### AIM
From the first line of the data below, repeat each line exactly until you reach the line with "from matplotlib.ticker import"; include that line too.

### DATA PROVIDED
:::::

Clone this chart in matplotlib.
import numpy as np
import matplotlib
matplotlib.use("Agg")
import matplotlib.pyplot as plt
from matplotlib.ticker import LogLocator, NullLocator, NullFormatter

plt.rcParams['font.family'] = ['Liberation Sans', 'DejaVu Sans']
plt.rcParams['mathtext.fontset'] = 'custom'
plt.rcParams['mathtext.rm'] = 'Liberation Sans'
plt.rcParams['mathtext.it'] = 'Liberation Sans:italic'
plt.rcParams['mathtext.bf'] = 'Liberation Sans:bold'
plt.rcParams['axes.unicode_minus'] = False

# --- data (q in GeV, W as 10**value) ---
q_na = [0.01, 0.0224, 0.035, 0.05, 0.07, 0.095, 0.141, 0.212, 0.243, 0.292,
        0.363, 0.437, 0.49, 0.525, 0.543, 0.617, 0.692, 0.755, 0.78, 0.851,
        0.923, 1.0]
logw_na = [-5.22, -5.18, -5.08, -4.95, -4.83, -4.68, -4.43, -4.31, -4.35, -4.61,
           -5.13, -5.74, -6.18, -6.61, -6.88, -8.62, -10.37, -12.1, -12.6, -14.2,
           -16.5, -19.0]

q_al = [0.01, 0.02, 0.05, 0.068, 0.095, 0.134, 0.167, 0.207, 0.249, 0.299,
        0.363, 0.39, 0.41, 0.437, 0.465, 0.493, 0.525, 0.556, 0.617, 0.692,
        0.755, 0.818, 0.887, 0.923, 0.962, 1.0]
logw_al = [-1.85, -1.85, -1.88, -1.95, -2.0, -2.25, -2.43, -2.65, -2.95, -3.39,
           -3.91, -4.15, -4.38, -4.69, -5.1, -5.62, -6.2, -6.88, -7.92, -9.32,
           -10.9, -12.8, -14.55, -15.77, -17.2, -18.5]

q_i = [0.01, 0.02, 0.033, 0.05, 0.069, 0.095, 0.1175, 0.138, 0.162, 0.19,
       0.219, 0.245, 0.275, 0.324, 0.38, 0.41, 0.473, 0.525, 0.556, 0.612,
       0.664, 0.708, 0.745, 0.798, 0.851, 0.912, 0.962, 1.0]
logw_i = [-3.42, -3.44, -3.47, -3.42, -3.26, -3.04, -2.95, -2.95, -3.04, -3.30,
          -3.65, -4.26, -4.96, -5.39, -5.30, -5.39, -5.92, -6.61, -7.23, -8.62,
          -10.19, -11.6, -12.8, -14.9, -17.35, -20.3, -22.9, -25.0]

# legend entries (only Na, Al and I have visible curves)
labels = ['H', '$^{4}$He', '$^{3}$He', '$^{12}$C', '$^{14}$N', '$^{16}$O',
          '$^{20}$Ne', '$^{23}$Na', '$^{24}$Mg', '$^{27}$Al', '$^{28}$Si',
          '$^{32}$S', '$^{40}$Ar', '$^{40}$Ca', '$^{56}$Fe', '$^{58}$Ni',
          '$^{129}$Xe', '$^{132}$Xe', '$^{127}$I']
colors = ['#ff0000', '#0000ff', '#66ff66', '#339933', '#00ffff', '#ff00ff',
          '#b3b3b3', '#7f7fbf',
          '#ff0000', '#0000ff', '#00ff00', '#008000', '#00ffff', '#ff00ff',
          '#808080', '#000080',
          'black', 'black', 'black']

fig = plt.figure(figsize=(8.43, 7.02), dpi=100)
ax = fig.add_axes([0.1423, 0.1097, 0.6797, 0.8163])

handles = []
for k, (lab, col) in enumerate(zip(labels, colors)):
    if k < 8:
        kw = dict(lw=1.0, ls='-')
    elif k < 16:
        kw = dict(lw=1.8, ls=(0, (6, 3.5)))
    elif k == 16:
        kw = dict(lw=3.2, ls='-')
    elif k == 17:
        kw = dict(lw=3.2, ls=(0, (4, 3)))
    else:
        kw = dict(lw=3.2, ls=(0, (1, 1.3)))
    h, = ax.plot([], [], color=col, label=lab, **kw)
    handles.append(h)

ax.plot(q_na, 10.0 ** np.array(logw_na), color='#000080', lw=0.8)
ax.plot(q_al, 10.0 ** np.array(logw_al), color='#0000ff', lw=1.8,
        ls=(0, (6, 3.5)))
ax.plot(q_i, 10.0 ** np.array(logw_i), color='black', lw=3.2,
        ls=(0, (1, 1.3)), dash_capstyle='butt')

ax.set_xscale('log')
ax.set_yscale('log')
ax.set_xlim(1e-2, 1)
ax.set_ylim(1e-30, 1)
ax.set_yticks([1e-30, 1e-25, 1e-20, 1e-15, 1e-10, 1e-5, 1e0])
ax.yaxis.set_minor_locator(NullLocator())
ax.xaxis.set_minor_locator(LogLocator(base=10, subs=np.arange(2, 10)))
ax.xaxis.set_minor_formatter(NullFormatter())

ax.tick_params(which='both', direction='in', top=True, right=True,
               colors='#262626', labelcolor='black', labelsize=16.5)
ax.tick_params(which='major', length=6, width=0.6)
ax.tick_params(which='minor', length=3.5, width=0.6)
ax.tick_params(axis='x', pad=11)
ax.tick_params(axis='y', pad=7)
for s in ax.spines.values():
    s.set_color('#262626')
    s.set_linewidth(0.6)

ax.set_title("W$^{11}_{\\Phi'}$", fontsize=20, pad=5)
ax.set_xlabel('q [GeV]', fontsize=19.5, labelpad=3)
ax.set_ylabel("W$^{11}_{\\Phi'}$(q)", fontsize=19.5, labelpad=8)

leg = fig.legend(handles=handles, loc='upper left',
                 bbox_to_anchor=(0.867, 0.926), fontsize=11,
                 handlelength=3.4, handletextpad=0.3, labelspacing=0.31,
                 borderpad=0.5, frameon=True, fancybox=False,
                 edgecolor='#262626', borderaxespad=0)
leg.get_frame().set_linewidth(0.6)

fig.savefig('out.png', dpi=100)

:::::

### ANSWER TO THE EXERCISE
Clone this chart in matplotlib.
import numpy as np
import matplotlib
matplotlib.use("Agg")
import matplotlib.pyplot as plt
from matplotlib.ticker import LogLocator, NullLocator, NullFormatter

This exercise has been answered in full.